When news of his payment to Daniels became public in 2018, Cohen said Trump had encouraged him to take full responsibility for the hush money deal, which Cohen did.

Asked why he’d taken those actions and others aimed at suppressing scandalous Trump stories during the 2016 election, Cohen said he’d done so “at the direction of” and “for the benefit of Donald J. Trump.”

Cohen is the only witness to directly tie Trump to the alleged falsifying business records scheme.

Blanche told jurors in his opening statement that Trump’s payments to Cohen were for legal work and that Cohen “cannot be trusted” because he has a history of lying and an ax to grind against his former boss.

Cohen has acknowledged lying in the past — including to Congress, for which he pleaded guilty in 2018 — but maintains he was motivated by what was then his strong desire “to protect Mr. Trump.”

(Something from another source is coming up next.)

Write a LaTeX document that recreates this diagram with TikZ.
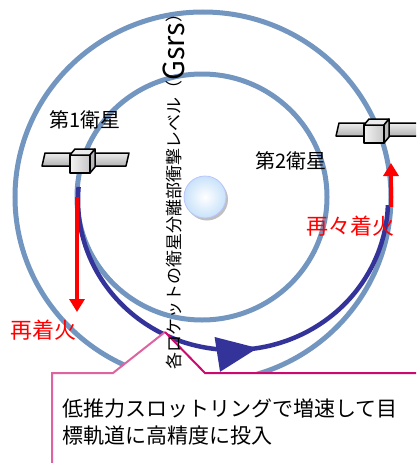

It’s unclear whether Trump will put on a defense case. Blanche told Merchan this week that he may offer some testimony from an expert if he determines it’s necessary to do so. Court filings show that the expert is Bradley A. Smith, a former Federal Election Commission chair, who could testify about the FEC and its function, laws the agency is responsible for enforcing and definitions and terms that relate to the case. Trump’s attorneys asked Merchan on Thursday to allow him to testify to more than that. The judge said he would review their submissions but isn’t likely to change his decision.

Another possible witness is Trump himself. Trump said before the trial began that he would “absolutely” testify, but he has since said he’d do so if necessary. Blanche told the Thursday that he didn’t know whether his client would take the stand.

If he doesn’t, Merchan said, both sides should be prepared to deliver their closing arguments Tuesday.

Trump has pleaded not guilty to 34 counts of falsifying business records. He faces up to four years in prison if he is convicted.